MATERIAL PROVIDED:
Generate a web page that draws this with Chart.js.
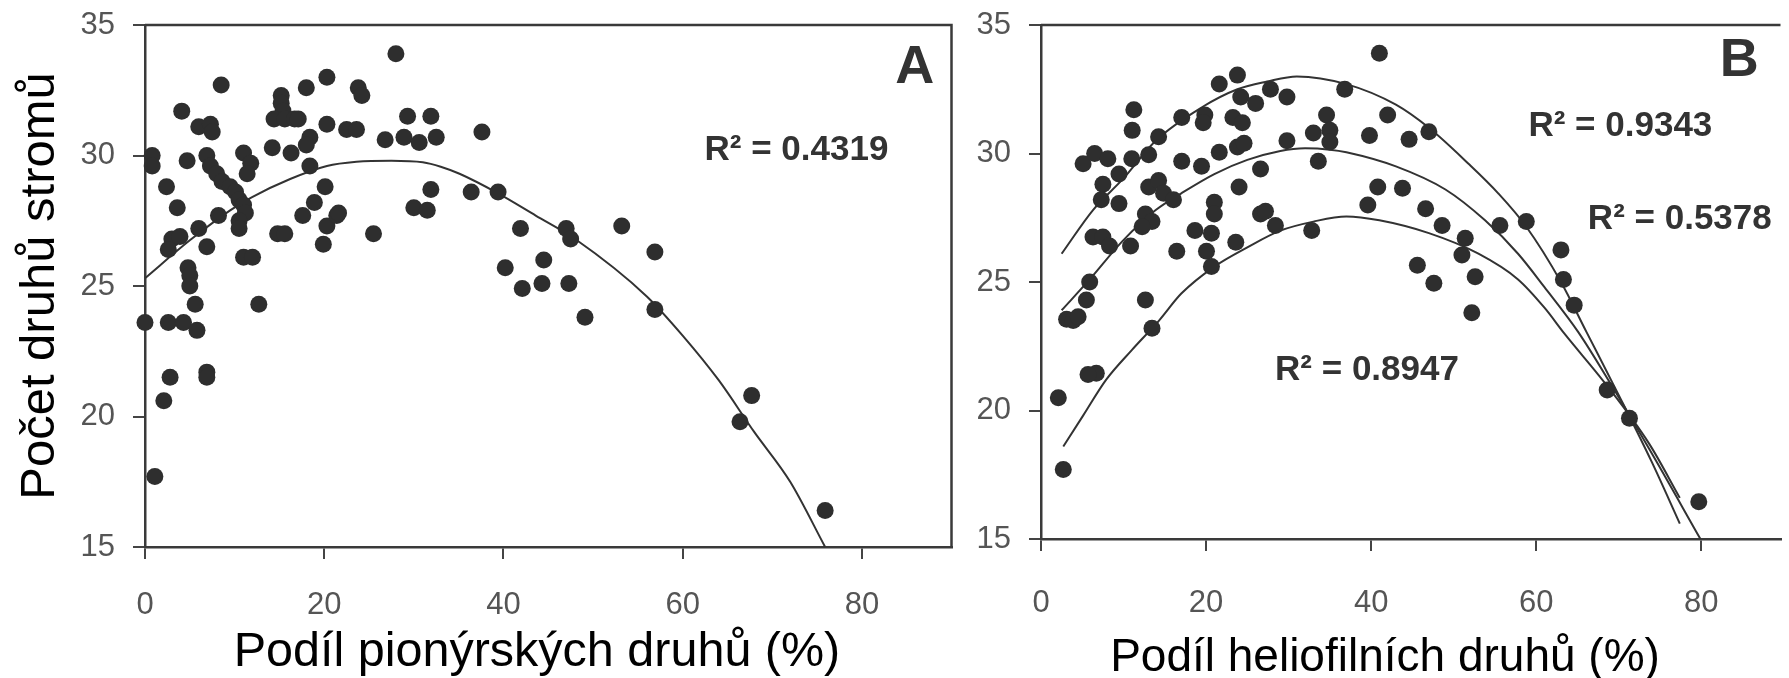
<!DOCTYPE html>
<html>
<head>
<meta charset="utf-8">
<script src="https://cdn.jsdelivr.net/npm/chart.js@4.4.0/dist/chart.umd.min.js"></script>
<style>
  html, body { margin: 0; padding: 0; background: #fff; overflow: hidden; }
  #wrap { position: relative; width: 1789px; height: 678px; }
  canvas { position: absolute; top: 0; }
  #chartA { left: 0; }
  #chartB { left: 960px; }
</style>
</head>
<body>
<div id="wrap">
  <canvas id="chartA" width="960" height="678"></canvas>
  <canvas id="chartB" width="829" height="678"></canvas>
</div>
<script>
// axis ticks
const shareTicks = [0, 20, 40, 60, 80];
const richnessTicks = [15, 20, 25, 30, 35];

// panel A - pioneer species share vs. tree species count
const pioneerShare = [0, 0.8, 0.8, 2.4, 3.6, 4.1, 4.7, 3.0, 2.6, 3.9,
  6.0, 6.9, 6.0, 7.3, 7.5, 8.5, 6.9, 7.3, 8.0, 8.6,
  9.5, 10.1, 10.5, 11.0, 11.2, 10.5, 10.5, 11.0, 11.8, 11.4,
  8.2, 4.8, 5.0, 5.0, 5.6, 11.0, 12.0, 12.7, 2.6, 4.3,
  5.8, 6.9, 6.9, 2.8, 2.1, 1.1, 14.2, 15.2, 15.2, 15.4,
  14.4, 15.6, 16.7, 17.1, 16.3, 18.0, 18.4, 18.0, 18.4, 20.3,
  20.3, 20.1, 18.9, 17.6, 14.8, 15.6, 20.3, 21.4, 21.6, 19.9,
  23.8, 24.2, 22.5, 23.6, 25.5, 28.0, 26.8, 28.9, 29.3, 30.6,
  31.9, 32.5, 30.0, 31.5, 31.9, 36.4, 37.6, 39.4, 41.9, 40.2,
  42.1, 44.3, 44.5, 47.0, 47.5, 47.3, 49.1, 53.2, 56.9, 56.9,
  67.7, 66.4, 75.9];
const pioneerRichness = [23.6, 30.0, 29.6, 28.8, 28.0, 31.7, 29.8, 26.8, 26.4, 26.9,
  27.2, 26.5, 31.1, 31.2, 30.9, 32.7, 30.0, 29.6, 29.3, 29.0,
  28.8, 28.6, 28.3, 28.1, 27.8, 27.5, 27.2, 30.1, 29.7, 29.3,
  27.7, 25.7, 25.4, 25.0, 24.3, 26.1, 26.1, 24.3, 23.6, 23.6,
  23.3, 21.7, 21.5, 21.5, 20.6, 17.7, 30.3, 32.3, 32.0, 31.7,
  31.4, 31.4, 31.4, 31.4, 30.1, 32.6, 30.7, 30.4, 29.6, 33.0,
  31.2, 28.8, 28.2, 27.7, 27.0, 27.0, 27.3, 27.7, 27.8, 26.6,
  32.6, 32.3, 31.0, 31.0, 27.0, 33.9, 30.6, 30.7, 31.5, 30.5,
  31.5, 30.7, 28.0, 27.9, 28.7, 28.6, 30.9, 28.6, 27.2, 25.7,
  24.9, 25.1, 26.0, 27.2, 26.8, 25.1, 23.8, 27.3, 26.3, 24.1,
  20.8, 19.8, 16.4];
const pioneerFitX = [0, 5, 9.5, 11.9, 16.2, 20.3, 23.6, 27.5, 31, 33, 35.1, 39.4, 43.6, 48, 56, 60, 64, 68, 72, 75.9];
const pioneerFitY = [25.3, 26.75, 27.9, 28.4, 29.1, 29.6, 29.76, 29.8, 29.74, 29.57, 29.3, 28.55, 27.7, 26.8, 24.6, 23.1, 21.4, 19.4, 17.5, 15.0];
const pioneerR2 = '0.4319';

// panel B - heliophilous species share vs. tree species count
const helioShare = [41.0, 23.8, 21.6, 24.2, 26.0, 27.8, 29.8, 36.8, 42.0, 39.8,
  11.25, 11.05, 17.05, 19.85, 19.65, 23.25, 24.4, 14.25, 13.05, 11.0,
  9.45, 5.1, 6.5, 8.1, 7.5, 7.3, 9.45, 17.05, 19.45, 21.6,
  23.8, 24.6, 29.8, 33.0, 34.6, 35.0, 35.0, 33.6, 26.6, 24.0,
  40.8, 39.6, 13.05, 14.25, 14.85, 16.05, 12.65, 13.45, 12.25, 6.3,
  7.5, 8.3, 10.85, 16.45, 18.65, 20.65, 21.0, 21.0, 20.05, 20.65,
  23.6, 26.6, 27.2, 28.4, 32.8, 5.9, 5.5, 3.1, 3.9, 4.5,
  12.65, 13.45, 6.7, 5.7, 2.1, 2.7, 44.6, 47.0, 43.8, 46.6,
  48.6, 51.4, 51.0, 45.6, 47.6, 52.6, 52.2, 55.6, 58.8, 63.0,
  63.3, 64.6, 68.6, 71.3, 79.7];
const helioRichness = [33.9, 33.05, 32.7, 32.2, 31.95, 32.5, 32.2, 32.5, 31.5, 30.7,
  31.7, 30.9, 31.4, 31.5, 31.2, 31.4, 31.2, 30.65, 29.95, 29.8,
  29.2, 29.6, 30.0, 29.8, 28.8, 28.2, 28.05, 29.7, 29.5, 30.05,
  30.25, 30.4, 30.5, 30.8, 31.5, 30.9, 30.45, 29.7, 29.4, 28.7,
  28.7, 28.0, 28.7, 28.95, 28.45, 28.2, 27.65, 27.35, 27.15, 26.75,
  26.75, 26.4, 26.4, 26.2, 27.0, 26.9, 28.1, 27.65, 26.2, 25.6,
  26.55, 27.65, 27.75, 27.2, 27.0, 25.0, 24.3, 23.55, 23.5, 23.65,
  24.3, 23.2, 21.45, 21.4, 20.5, 17.7, 30.55, 30.85, 28.65, 27.85,
  27.2, 26.7, 26.05, 25.65, 24.95, 25.2, 23.8, 27.2, 27.35, 26.25,
  25.1, 24.1, 20.8, 19.7, 16.45];
const helioUpperX = [2.5, 6.3, 9.9, 13.9, 19.5, 23.8, 27.4, 31, 37, 43, 47, 51.8, 55.4, 58.8, 63, 66.1, 70, 74, 77.4];
const helioUpperY = [26.1, 27.8, 29.0, 30.5, 31.8, 32.5, 32.8, 33.0, 32.7, 31.9, 31.0, 29.6, 28.45, 27.15, 25.0, 23.05, 20.6, 18.0, 15.6];
const helioMiddleX = [2.5, 5.9, 9.9, 13.9, 17, 21, 25, 29, 32, 35, 37, 43, 49, 53.8, 57.8, 61, 65.1, 68.9, 73.7, 79.9];
const helioMiddleY = [23.9, 25.1, 26.6, 27.8, 28.45, 29.2, 29.75, 30.1, 30.2, 30.15, 30.05, 29.5, 28.6, 27.4, 26.1, 24.8, 23.05, 21.1, 18.5, 15.0];
const helioLowerX = [2.7, 5.1, 7.9, 11, 14.3, 17, 21, 25, 29, 33, 37, 41, 47, 53, 57.8, 61, 63.4, 68.5, 73.7, 77.4];
const helioLowerY = [18.6, 19.8, 21.2, 22.35, 23.5, 24.55, 25.6, 26.35, 27.0, 27.35, 27.55, 27.4, 26.9, 26.1, 25.1, 24.0, 23.0, 21.0, 18.7, 16.6];
const helioR2 = ['0.9343', '0.5378', '0.8947'];

Chart.defaults.font.family = "'Liberation Sans', Arial, sans-serif";
Chart.defaults.color = '#555';

const ink = '#2e2e2e';
const toPoints = (xs, ys) => xs.map((x, i) => ({ x: x, y: ys[i] }));

function dots(xs, ys) {
  return {
    data: toPoints(xs, ys),
    pointRadius: 8.5,
    pointBackgroundColor: ink,
    pointBorderWidth: 0,
    clip: 12
  };
}

function fit(xs, ys) {
  return {
    data: toPoints(xs, ys),
    showLine: true,
    borderColor: '#333',
    borderWidth: 2,
    pointRadius: 0,
    cubicInterpolationMode: 'monotone',
    clip: 4
  };
}

// top border (and right border for panel A) + free texts
function panelDecor(items, withRight) {
  return {
    id: 'panelDecor',
    afterDraw(chart) {
      const { ctx, chartArea: a, scales } = chart;
      ctx.save();
      ctx.strokeStyle = '#3a3a3a';
      ctx.lineWidth = 2.5;
      ctx.beginPath();
      ctx.moveTo(a.left, a.top);
      ctx.lineTo(a.right, a.top);
      if (withRight) ctx.lineTo(a.right, a.bottom);
      ctx.stroke();
      for (const t of items) {
        const px = t.at ? scales.x.getPixelForValue(t.at[0]) : t.px[0];
        const py = t.at ? scales.y.getPixelForValue(t.at[1]) : t.px[1];
        ctx.font = t.font;
        ctx.fillStyle = t.color;
        ctx.textAlign = 'center';
        ctx.textBaseline = 'middle';
        ctx.fillText(t.text, px, py);
      }
      ctx.restore();
    }
  };
}

function noPad(s) {
  s.paddingTop = 0; s.paddingBottom = 0; s.paddingLeft = 0; s.paddingRight = 0;
}

function panel(id, datasets, cfg, items) {
  return new Chart(document.getElementById(id), {
    type: 'scatter',
    data: { datasets: datasets },
    options: {
      responsive: false,
      animation: false,
      events: [],
      layout: { padding: { left: 0, top: 25, right: cfg.padRight, bottom: 0 } },
      plugins: { legend: { display: false }, tooltip: { enabled: false } },
      scales: {
        x: {
          type: 'linear',
          min: 0,
          max: cfg.xMax,
          afterBuildTicks: s => { s.ticks = shareTicks.map(v => ({ value: v })); },
          afterFit: s => { s.height = cfg.xAxisHeight; noPad(s); },
          ticks: { color: '#555', font: { size: 31 }, padding: cfg.xTickPad },
          grid: { drawOnChartArea: false, drawTicks: true, tickLength: 12, color: '#444', lineWidth: 2 },
          border: { display: true, color: '#3a3a3a', width: 2.5 }
        },
        y: {
          type: 'linear',
          min: 15,
          max: 35,
          afterBuildTicks: s => { s.ticks = richnessTicks.map(v => ({ value: v })); },
          afterFit: s => { s.width = cfg.yAxisWidth; noPad(s); },
          ticks: { color: '#555', font: { size: 31 }, padding: 18 },
          grid: { drawOnChartArea: false, drawTicks: true, tickLength: 12, color: '#444', lineWidth: 2 },
          border: { display: true, color: '#3a3a3a', width: 2.5 },
          title: cfg.yTitle
        }
      }
    },
    plugins: [panelDecor(items, cfg.rightBorder)]
  });
}

const r2Font = "bold 35px 'Liberation Sans', Arial, sans-serif";
const letterFont = "bold 54px 'Liberation Sans', Arial, sans-serif";

panel('chartA',
  [dots(pioneerShare, pioneerRichness), fit(pioneerFitX, pioneerFitY)],
  {
    xMax: 90, padRight: 8, xAxisHeight: 131, yAxisWidth: 145, xTickPad: 28, rightBorder: true,
    yTitle: { display: true, text: 'Počet druhů stromů', color: '#000', font: { size: 49 }, padding: { top: 11, bottom: 0 } }
  },
  [
    { text: 'A', at: [85.9, 33.35], font: letterFont, color: '#333' },
    { text: 'R² = ' + pioneerR2, at: [72.7, 30.2], font: r2Font, color: '#333' },
    { text: 'Podíl pionýrských druhů (%)', px: [537, 653], font: "48.5px 'Liberation Sans', Arial, sans-serif", color: '#000' }
  ]);

panel('chartB',
  [dots(helioShare, helioRichness), fit(helioUpperX, helioUpperY), fit(helioMiddleX, helioMiddleY), fit(helioLowerX, helioLowerY)],
  {
    xMax: 89.6, padRight: 0, xAxisHeight: 139, yAxisWidth: 81, xTickPad: 34, rightBorder: false,
    yTitle: { display: false }
  },
  [
    { text: 'B', at: [84.6, 33.6], font: letterFont, color: '#333' },
    { text: 'R² = ' + helioR2[0], at: [70.2, 31.07], font: r2Font, color: '#333' },
    { text: 'R² = ' + helioR2[1], at: [77.4, 27.45], font: r2Font, color: '#333' },
    { text: 'R² = ' + helioR2[2], at: [39.5, 21.58], font: r2Font, color: '#333' },
    { text: 'Podíl heliofilních druhů (%)', px: [425, 658], font: "46px 'Liberation Sans', Arial, sans-serif", color: '#000' }
  ]);
</script>
</body>
</html>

INSTRUCTIONS FOR THE TASK:
Begin at the first line of the data above and repeat each line exactly, stopping after the line containing "const richnessTicks = [15, 20, 25, 30, 35];". Omit the pictures.

EXERCISE ANSWER:
Generate a web page that draws this with Chart.js.
<!DOCTYPE html>
<html>
<head>
<meta charset="utf-8">
<script src="https://cdn.jsdelivr.net/npm/chart.js@4.4.0/dist/chart.umd.min.js"></script>
<style>
  html, body { margin: 0; padding: 0; background: #fff; overflow: hidden; }
  #wrap { position: relative; width: 1789px; height: 678px; }
  canvas { position: absolute; top: 0; }
  #chartA { left: 0; }
  #chartB { left: 960px; }
</style>
</head>
<body>
<div id="wrap">
  <canvas id="chartA" width="960" height="678"></canvas>
  <canvas id="chartB" width="829" height="678"></canvas>
</div>
<script>
// axis ticks
const shareTicks = [0, 20, 40, 60, 80];
const richnessTicks = [15, 20, 25, 30, 35];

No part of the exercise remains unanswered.